While Quiz Show plugs into contemporary society's anxiety about television, snatches its tired style and chucks it back refreshed and sparkling with ideas, The Riot of Spring goes back a century to the premiere of The Rite of Spring: a ballet that caused a huge fuss because of its startling originality. If Quiz Show throws down with truth, Riot hustles originality. One of the characters is an artist driven to insanity by his need to be original.

Drummond has made his mark by applying unexpected juxtapositions – fighting and personal monologues, or suicide and stage magic – but he is less worried about being unique. "I used to worry about it. What's the point in even doing this, it's all been done before. What's the point?" he says. "Even The Rite of Spring, which seemed to come from nowhere but Stravinsky's soul, had its sources."

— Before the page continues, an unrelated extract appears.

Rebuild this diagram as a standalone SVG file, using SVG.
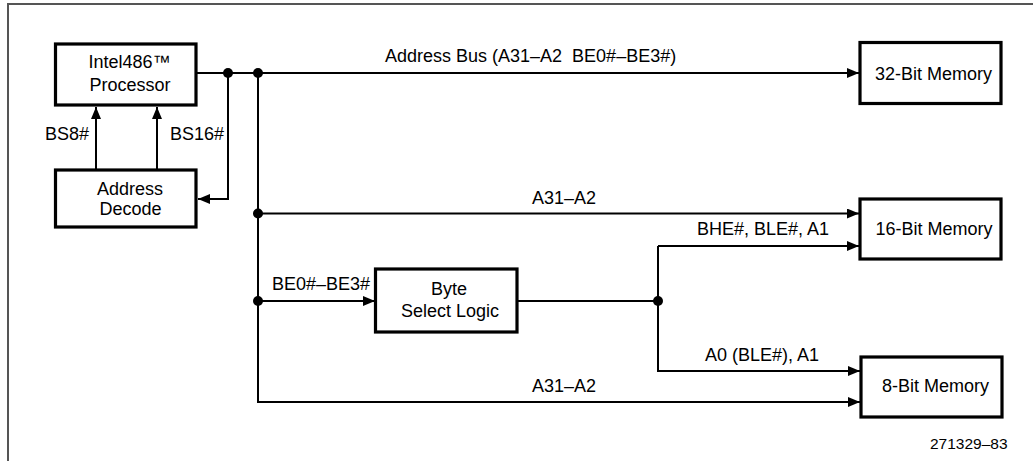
<svg xmlns="http://www.w3.org/2000/svg" width="1033" height="461" viewBox="0 0 1033 461">
<style>
text{font-family:"Liberation Sans",Arial,sans-serif;font-size:18px;fill:#000}
.box{fill:#fff;stroke:#000;stroke-width:3.2}
.c{text-anchor:middle}
.w{fill:none;stroke:#000;stroke-width:2}
.a{marker-end:url(#arr)}
.frame{fill:none;stroke:#555;stroke-width:2}
</style>
<defs>
<marker id="arr" viewBox="0 0 12 10" refX="12" refY="5" markerUnits="userSpaceOnUse" markerWidth="12" markerHeight="10" orient="auto">
<path d="M0,0 L12,5 L0,10 z" fill="#000"/>
</marker>
</defs>
<path class="frame" d="M8,461 V4 H1033"/>
<g id="connectors">
<path class="w a" d="M196,73 H859"/>
<path class="w a" d="M228,73 V199 H198"/>
<path class="w a" d="M258,73 V402 H860"/>
<path class="w a" d="M258,213.5 H859"/>
<path class="w a" d="M258,301 H375"/>
<path class="w" d="M517,301 H658"/>
<path class="w a" d="M658,246 V371 H860"/>
<path class="w a" d="M658,246 H859"/>
<path class="w a" d="M96,170 V107"/>
<path class="w a" d="M157,170 V107"/>
<circle cx="228" cy="73" r="5"/>
<circle cx="258" cy="73" r="5"/>
<circle cx="258" cy="213.5" r="5"/>
<circle cx="258" cy="301" r="5"/>
<circle cx="658" cy="301" r="5"/>
<text x="45" y="140">BS8#</text>
<text x="170" y="140">BS16#</text>
<text x="385" y="62">Address Bus (A31–A2&#160; BE0#–BE3#)</text>
<text x="532" y="204">A31–A2</text>
<text x="532" y="392">A31–A2</text>
<text x="272" y="290">BE0#–BE3#</text>
<text x="697" y="235">BHE#, BLE#, A1</text>
<text x="705" y="361">A0 (BLE#), A1</text>
</g>
<g id="processor">
<rect class="box" x="55.5" y="44" width="140.5" height="61"/>
<text class="c" x="129.5" y="68">Intel486™</text>
<text class="c" x="130" y="90.5">Processor</text>
</g>
<g id="decode">
<rect class="box" x="55.5" y="170" width="140.5" height="57"/>
<text class="c" x="130" y="195">Address</text>
<text class="c" x="130.5" y="215">Decode</text>
</g>
<g id="byteselect">
<rect class="box" x="375.5" y="269" width="141.5" height="63"/>
<text class="c" x="449" y="295">Byte</text>
<text class="c" x="450" y="316.5">Select Logic</text>
</g>
<g id="mem32">
<rect class="box" x="860" y="42.5" width="141" height="61"/>
<text class="c" x="933.5" y="80">32-Bit Memory</text>
</g>
<g id="mem16">
<rect class="box" x="860" y="199" width="141" height="60"/>
<text class="c" x="934" y="235">16-Bit Memory</text>
</g>
<g id="mem8">
<rect class="box" x="861" y="357" width="141" height="60"/>
<text class="c" x="935.5" y="392">8-Bit Memory</text>
</g>
<text x="930" y="449" style="font-size:15.5px">271329–83</text>
</svg>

"I don't worry so much about it now because I think there's something quite beautiful in the fact that originality cannot exist." He has found an alternative to originality, fortunately. "It's about honouring those who have gone before and taking their gifts and making them relevant to your situation, borrowing, adding, changing and then hopefully leaving enough for the next lot."

Drummond might be looking forwards to the future generations already, but he is still regarded as part of a new generation of theatre artists – the NTS Auteurs season has lined him up next to Kieran Hurley, another graduate of Glasgow University, Nic Green and Claire Cunningham: all performers who, while not necessarily sharing themes or even genres (Cunningham is most famous as a choreographer, for example), do have a common enthusiasm for new ideas and expressing a personal vision.

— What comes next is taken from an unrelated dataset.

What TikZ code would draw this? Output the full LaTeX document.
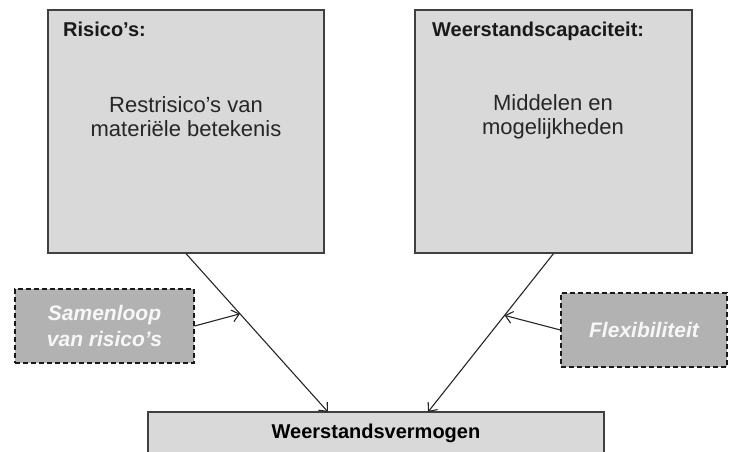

However, in presenting two works close together, Drummond has managed to both bridge the Edinburgh-Glasgow divide and the one between Live Art, traditionally more of a west coast matter, and The Script, supported in the identity of The Traverse as a theatre for 'new writing.' This eclecticism might come from that same restless energy that seems to have him in training for every other production he writes.

"I mentioned earlier that I wanted to be just a plain old playwright, and that's true," he reflects. "But I also want to be an actor. And a director. And a wrestler. And a magician. And a dancer. And a filmmaker. And an astronaut." Whether the next production will be Rob Drummond's
Gravitational Leap Of Faith, he refuses to stop asking questions and trying new things. "Why would anyone not want to do everything? We're only here for a short time, it's criminal not to try to get as much out of it as possible," he continues. "At the moment people seem to be allowing me to make this type of theatre and that's great, so for now, I'll do as much of that as I can. But I'm still also a playwright and a husband and a football fan and an amateur cosmologist." 

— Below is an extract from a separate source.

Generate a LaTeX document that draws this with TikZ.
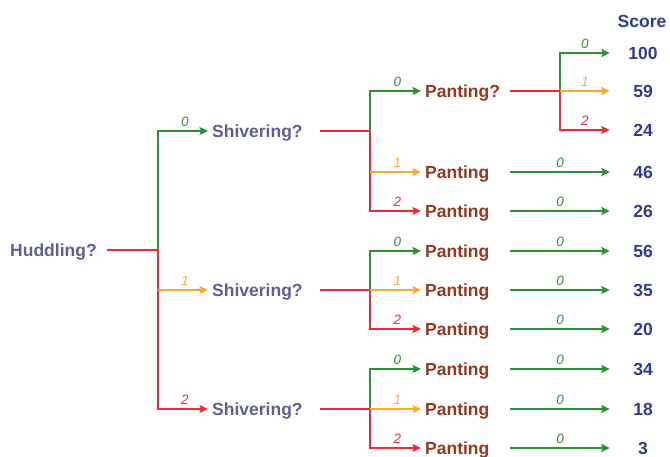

He is also an entertainer – willing to take a bullet to entertain during The Fringe or get beaten up by wrestlers. Quiz Show, although it is as much a thriller as a parody of celebrity culture, follows up on his interest in the way that popular culture can embody profound truths. He made Wrestling come on like classical mythology and Bullet Catch like a metaphor for free will. Yet for all of his investigations, he admits to a disappointment. 

"The insanity I experience when making a show is not to do with creating something new so much as creating something perfect," he concludes. "Which I will never achieve. And much like the realisation that I will die not knowing the secrets of the universe, that fact sucks."